| Given material |
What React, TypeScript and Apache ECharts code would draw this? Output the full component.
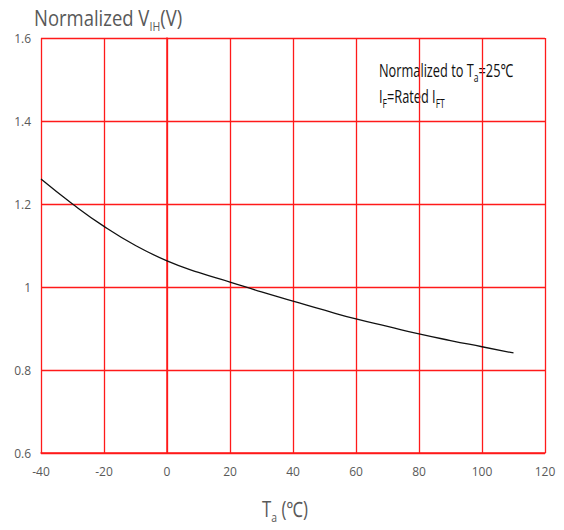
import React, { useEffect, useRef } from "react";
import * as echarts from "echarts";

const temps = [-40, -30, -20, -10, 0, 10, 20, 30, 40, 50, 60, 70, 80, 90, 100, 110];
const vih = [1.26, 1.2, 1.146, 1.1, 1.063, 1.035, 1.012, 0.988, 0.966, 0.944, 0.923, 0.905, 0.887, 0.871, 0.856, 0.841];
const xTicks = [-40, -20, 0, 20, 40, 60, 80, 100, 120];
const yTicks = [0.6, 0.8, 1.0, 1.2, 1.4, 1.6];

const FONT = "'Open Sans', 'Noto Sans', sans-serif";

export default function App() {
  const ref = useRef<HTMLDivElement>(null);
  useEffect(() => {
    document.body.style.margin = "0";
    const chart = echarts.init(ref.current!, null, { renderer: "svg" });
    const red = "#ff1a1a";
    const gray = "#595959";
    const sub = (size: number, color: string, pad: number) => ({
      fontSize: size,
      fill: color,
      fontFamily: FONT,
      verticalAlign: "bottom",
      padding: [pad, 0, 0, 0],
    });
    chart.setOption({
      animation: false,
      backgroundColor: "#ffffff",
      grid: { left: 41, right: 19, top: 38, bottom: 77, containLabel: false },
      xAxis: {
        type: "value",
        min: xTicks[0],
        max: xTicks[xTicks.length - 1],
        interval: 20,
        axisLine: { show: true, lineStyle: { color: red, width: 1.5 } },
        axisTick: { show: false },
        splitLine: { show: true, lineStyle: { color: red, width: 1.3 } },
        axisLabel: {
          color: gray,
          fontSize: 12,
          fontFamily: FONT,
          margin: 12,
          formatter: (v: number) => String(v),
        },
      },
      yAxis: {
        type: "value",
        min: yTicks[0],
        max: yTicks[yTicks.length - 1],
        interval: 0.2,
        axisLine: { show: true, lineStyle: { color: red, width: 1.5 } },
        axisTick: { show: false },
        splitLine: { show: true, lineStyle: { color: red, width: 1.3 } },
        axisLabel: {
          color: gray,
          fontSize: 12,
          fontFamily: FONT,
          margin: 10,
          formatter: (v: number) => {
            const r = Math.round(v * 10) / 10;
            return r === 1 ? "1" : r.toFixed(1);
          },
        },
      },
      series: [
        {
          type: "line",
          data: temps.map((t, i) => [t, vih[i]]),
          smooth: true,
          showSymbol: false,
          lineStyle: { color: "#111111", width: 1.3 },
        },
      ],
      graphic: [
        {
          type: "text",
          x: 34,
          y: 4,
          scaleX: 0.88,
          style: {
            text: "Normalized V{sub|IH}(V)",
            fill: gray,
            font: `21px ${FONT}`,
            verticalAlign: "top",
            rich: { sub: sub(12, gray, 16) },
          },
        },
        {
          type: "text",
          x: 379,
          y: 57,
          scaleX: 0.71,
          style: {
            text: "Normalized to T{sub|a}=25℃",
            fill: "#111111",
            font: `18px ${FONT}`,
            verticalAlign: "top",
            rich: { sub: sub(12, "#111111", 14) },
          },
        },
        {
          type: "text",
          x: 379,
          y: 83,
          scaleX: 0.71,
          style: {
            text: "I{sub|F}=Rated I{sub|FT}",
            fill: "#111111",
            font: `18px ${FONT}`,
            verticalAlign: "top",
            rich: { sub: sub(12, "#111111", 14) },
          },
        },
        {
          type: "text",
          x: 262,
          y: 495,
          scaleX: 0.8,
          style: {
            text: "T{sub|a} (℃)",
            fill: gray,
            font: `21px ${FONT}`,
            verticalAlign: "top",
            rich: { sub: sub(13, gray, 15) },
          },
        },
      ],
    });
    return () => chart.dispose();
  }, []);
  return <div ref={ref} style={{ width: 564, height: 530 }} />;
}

| What to produce |
From the first line of the listing above, repeat every line through the one holding "import * as". Both ends count, and pictures stay out.

| Result of this exercise |
What React, TypeScript and Apache ECharts code would draw this? Output the full component.
import React, { useEffect, useRef } from "react";
import * as echarts from "echarts";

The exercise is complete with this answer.